Task to carry out -
Print, word for word, every line from the beginning of the listing up to and including the line with "from matplotlib.patches import Rectangle". Pictures are to be excluded.

Dataset excerpt -

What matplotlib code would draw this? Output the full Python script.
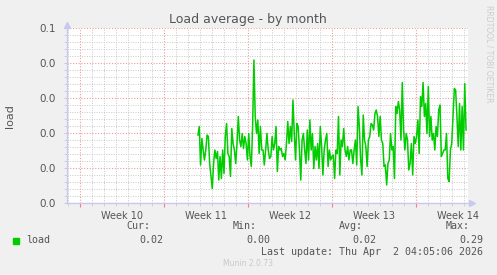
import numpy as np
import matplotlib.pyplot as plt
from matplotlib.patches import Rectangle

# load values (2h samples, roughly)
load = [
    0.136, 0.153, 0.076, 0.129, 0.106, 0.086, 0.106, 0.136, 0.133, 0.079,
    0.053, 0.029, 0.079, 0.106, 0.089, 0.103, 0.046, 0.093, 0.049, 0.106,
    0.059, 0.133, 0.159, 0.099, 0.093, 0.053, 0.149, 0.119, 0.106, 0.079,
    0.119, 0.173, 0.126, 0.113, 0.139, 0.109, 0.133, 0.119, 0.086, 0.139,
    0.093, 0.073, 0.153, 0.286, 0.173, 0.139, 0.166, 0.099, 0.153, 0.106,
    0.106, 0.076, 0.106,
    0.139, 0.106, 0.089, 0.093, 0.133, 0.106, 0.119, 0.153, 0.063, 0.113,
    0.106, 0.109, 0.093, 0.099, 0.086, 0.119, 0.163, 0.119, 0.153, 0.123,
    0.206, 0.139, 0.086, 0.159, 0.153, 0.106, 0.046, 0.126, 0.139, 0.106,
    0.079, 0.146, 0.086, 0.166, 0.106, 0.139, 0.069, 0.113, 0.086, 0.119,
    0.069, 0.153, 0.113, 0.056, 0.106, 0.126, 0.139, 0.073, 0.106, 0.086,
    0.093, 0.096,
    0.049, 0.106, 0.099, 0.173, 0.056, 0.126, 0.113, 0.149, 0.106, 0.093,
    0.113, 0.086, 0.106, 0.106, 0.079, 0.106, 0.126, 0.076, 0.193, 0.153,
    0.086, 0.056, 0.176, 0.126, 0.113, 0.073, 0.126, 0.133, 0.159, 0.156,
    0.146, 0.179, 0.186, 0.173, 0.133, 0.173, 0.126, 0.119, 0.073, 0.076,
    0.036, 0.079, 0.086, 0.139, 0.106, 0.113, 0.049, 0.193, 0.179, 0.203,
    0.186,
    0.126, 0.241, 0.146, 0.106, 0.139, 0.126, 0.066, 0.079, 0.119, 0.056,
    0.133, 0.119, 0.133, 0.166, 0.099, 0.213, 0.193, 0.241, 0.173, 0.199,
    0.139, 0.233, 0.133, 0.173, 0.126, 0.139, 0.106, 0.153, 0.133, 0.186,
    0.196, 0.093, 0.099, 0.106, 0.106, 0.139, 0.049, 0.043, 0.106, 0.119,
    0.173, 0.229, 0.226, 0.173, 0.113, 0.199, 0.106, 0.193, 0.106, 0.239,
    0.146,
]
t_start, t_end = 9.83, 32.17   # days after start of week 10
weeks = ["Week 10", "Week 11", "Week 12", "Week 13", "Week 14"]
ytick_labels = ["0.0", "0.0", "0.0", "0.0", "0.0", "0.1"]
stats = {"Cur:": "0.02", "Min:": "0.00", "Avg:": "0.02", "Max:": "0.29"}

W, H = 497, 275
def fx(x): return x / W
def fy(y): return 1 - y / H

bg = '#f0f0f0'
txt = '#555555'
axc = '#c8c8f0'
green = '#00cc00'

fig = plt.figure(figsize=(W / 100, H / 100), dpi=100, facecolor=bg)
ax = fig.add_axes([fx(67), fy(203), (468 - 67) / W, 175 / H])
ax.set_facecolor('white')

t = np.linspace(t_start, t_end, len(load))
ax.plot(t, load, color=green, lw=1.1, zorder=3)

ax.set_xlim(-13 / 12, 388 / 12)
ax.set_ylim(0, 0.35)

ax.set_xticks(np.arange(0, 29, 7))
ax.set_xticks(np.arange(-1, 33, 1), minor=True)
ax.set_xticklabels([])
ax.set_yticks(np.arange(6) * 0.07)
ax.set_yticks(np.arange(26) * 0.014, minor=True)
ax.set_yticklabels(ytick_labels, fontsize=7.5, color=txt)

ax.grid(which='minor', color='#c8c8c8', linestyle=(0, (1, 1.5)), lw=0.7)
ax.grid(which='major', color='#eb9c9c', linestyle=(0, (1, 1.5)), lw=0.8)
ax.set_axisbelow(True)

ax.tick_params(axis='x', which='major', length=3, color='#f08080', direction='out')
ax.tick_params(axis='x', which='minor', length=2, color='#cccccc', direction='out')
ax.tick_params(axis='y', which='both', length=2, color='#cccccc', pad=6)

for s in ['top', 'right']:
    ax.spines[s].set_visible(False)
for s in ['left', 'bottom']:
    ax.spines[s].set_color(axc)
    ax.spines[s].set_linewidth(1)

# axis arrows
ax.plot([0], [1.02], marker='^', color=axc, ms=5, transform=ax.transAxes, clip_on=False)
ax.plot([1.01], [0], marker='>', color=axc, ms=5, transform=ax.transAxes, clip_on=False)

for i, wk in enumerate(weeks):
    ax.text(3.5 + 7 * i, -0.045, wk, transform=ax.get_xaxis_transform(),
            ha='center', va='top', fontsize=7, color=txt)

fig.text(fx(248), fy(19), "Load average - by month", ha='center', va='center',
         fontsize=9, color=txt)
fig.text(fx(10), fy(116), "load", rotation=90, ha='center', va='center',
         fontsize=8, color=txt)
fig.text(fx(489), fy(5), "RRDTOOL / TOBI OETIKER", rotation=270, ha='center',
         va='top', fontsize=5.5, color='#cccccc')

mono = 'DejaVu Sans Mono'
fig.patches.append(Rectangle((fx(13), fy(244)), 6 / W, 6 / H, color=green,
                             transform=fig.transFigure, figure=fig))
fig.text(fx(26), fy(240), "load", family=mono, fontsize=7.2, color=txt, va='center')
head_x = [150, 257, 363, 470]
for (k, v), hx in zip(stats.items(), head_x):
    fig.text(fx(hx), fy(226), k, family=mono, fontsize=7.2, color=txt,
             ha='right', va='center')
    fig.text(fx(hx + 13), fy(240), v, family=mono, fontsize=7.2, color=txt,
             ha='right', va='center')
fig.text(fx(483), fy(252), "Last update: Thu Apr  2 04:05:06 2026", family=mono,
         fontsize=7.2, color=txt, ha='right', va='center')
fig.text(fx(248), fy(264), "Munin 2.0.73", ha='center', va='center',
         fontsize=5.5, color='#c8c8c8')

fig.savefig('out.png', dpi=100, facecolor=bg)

Answer to this exercise -
What matplotlib code would draw this? Output the full Python script.
import numpy as np
import matplotlib.pyplot as plt
from matplotlib.patches import Rectangle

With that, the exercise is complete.